"astroturf" as euphemism?
Joel S. Berson
Berson at ATT.NET
Sun Aug 9 18:11:07 UTC 2009
At 8/9/2009 12:50 PM, Jesse Sheidlower wrote:
>On Sun, Aug 09, 2009 at 12:05:27PM -0400, Laurence Horn wrote:
> > From a posting by Patricia Murphy at the "Politics Daily" blog,
> > regarding the national health care "debate":
> >
> http://www.politicsdaily.com/2009/08/04/pelosi-calls-anger-over-health-care-reform-astroturf/
>
>[...]
>
> > I always thought "astroturf" in the political sense, as in "astroturf
> > campaign", "astroturf movement", etc., was a clever coinage to refer
> > to (what are represented by the speaker, and here the Speaker, as)

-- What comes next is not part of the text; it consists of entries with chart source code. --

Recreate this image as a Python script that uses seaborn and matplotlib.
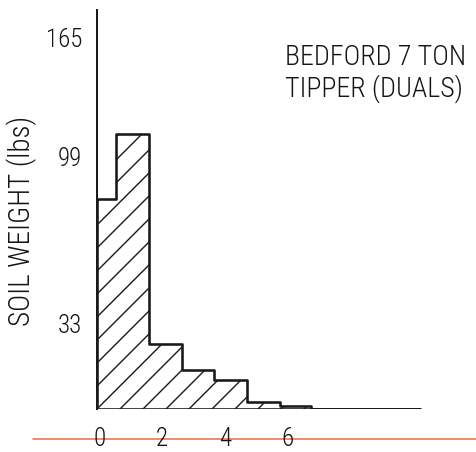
# =========================
# SOIL WEIGHT HISTOGRAM - BEDFORD 7 TON TIPPER
# =========================

import numpy as np
import pandas as pd
import matplotlib
matplotlib.use("Agg")
import matplotlib.pyplot as plt
from matplotlib.lines import Line2D
import seaborn as sns

# =========================
# DATA
# =========================

bin_edges = [-0.08, 0.52, 1.58, 2.63, 3.65, 4.71, 5.76, 6.75, 10.24]
soil_lbs = [82, 111, 25, 15, 11, 2.7, 1.2, 0]

x_ticks = [0, 2, 4, 6]
y_ticks = [33, 99, 165]

title_text = "BEDFORD 7 TON\nTIPPER (DUALS)"
y_label = "SOIL WEIGHT (lbs)"

# the printed axis is not evenly spaced: anchor values -> pixel heights
scale_vals = [-100, 0, 33, 99, 165, 250]
scale_pix = [-260, 0, 86, 253, 372, 526]

df = pd.DataFrame({
    "distance": [(a + b) / 2 for a, b in zip(bin_edges[:-1], bin_edges[1:])],
    "soil": soil_lbs,
})

# =========================
# STYLE
# =========================

DPI = 138
W, H = 476, 452


def pt(px):
    return px * 72 / DPI


sns.set_style("white")
plt.rcParams["font.family"] = ["Roboto Condensed", "DejaVu Sans"]
plt.rcParams["font.weight"] = "light"
plt.rcParams["axes.labelweight"] = "light"
plt.rcParams["hatch.color"] = "#1a1a1a"
plt.rcParams["hatch.linewidth"] = pt(1.4)

ink = "#141414"

# =========================
# PLOT
# =========================

fig = plt.figure(figsize=(W / DPI, H / DPI), dpi=DPI)
ax = fig.add_axes([97 / W, 43 / H, 379 / W, 399 / H])

ax.set_yscale(
    "function",
    functions=(
        lambda v: np.interp(v, scale_vals, scale_pix),
        lambda p: np.interp(p, scale_pix, scale_vals),
    ),
)

sns.histplot(
    data=df,
    x="distance",
    weights="soil",
    bins=bin_edges,
    element="step",
    fill=True,
    facecolor="white",
    edgecolor="#1a1a1a",
    linewidth=pt(2.6),
    hatch="//",
    ax=ax,
)

ax.set_xlim(-0.08, 12.03)
ax.set_ylim(0, 180)

ax.set_xticks(x_ticks)
ax.set_xticklabels([str(t) for t in x_ticks])
ax.set_yticks(y_ticks)
ax.set_yticklabels([str(t) for t in y_ticks])
ax.tick_params(axis="x", length=0, pad=pt(18), labelsize=pt(25), labelcolor=ink)
ax.tick_params(axis="y", length=0, pad=pt(15), labelsize=pt(25), labelcolor=ink)
ax.minorticks_off()

for side in ["top", "right", "bottom"]:
    ax.spines[side].set_visible(False)
ax.spines["left"].set_color("#1a1a1a")
ax.spines["left"].set_linewidth(pt(2))

ax.set_xlabel("")
ax.set_ylabel(y_label, fontsize=pt(29), color=ink, va="center", fontweight="light")
ax.yaxis.set_label_coords((22 - 97) / 379, (409 - 221) / 399)

# baseline of the last line sits at y=97 px
fig.text(285 / W, 1 - 97 / H, title_text, ha="left", va="baseline",
         fontsize=pt(28), color=ink, linespacing=1.15)

# red rule running through the x tick labels
fig.add_artist(Line2D([33 / W, 1.0], [1 - 439 / H, 1 - 439 / H],
                      transform=fig.transFigure, color="#e9714f",
                      linewidth=pt(1.6), zorder=0))

fig.savefig("out.png", dpi=DPI)
plt.close(fig)
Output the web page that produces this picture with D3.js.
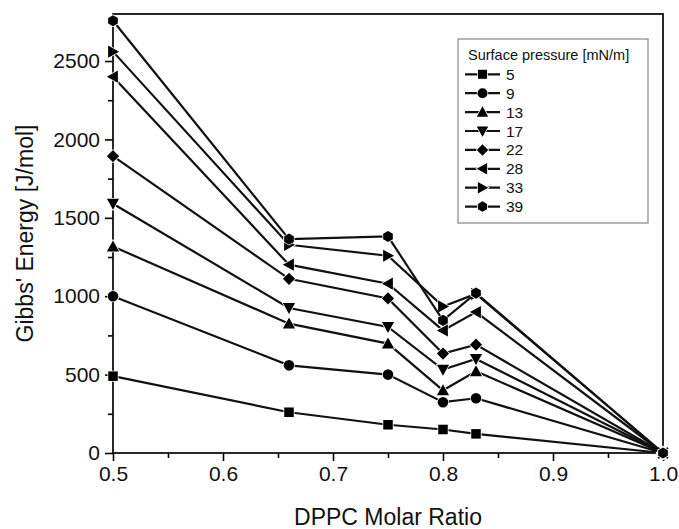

> > faux-grass-roots efforts on behalf of a position or a candidate, but
> > if it's a euphemism I'm not sure what it's a euphemism for, and whose
> > feelings are being spared by its use.
>
>So your problem here is with Pelosi's use of "euphemism",
>rather than "Astroturf"?
I think it's not Pelosi, but the article writer, who used "emphemism."
But I think there's some justification for calling "astroturf" a
euphemism. Calling the activity, more bluntly, "a corporate public
relations campaign disguised to look like a grass roots citizen
movement" (see Larry's original post) might offend some -- such as
the corporate public relations guys.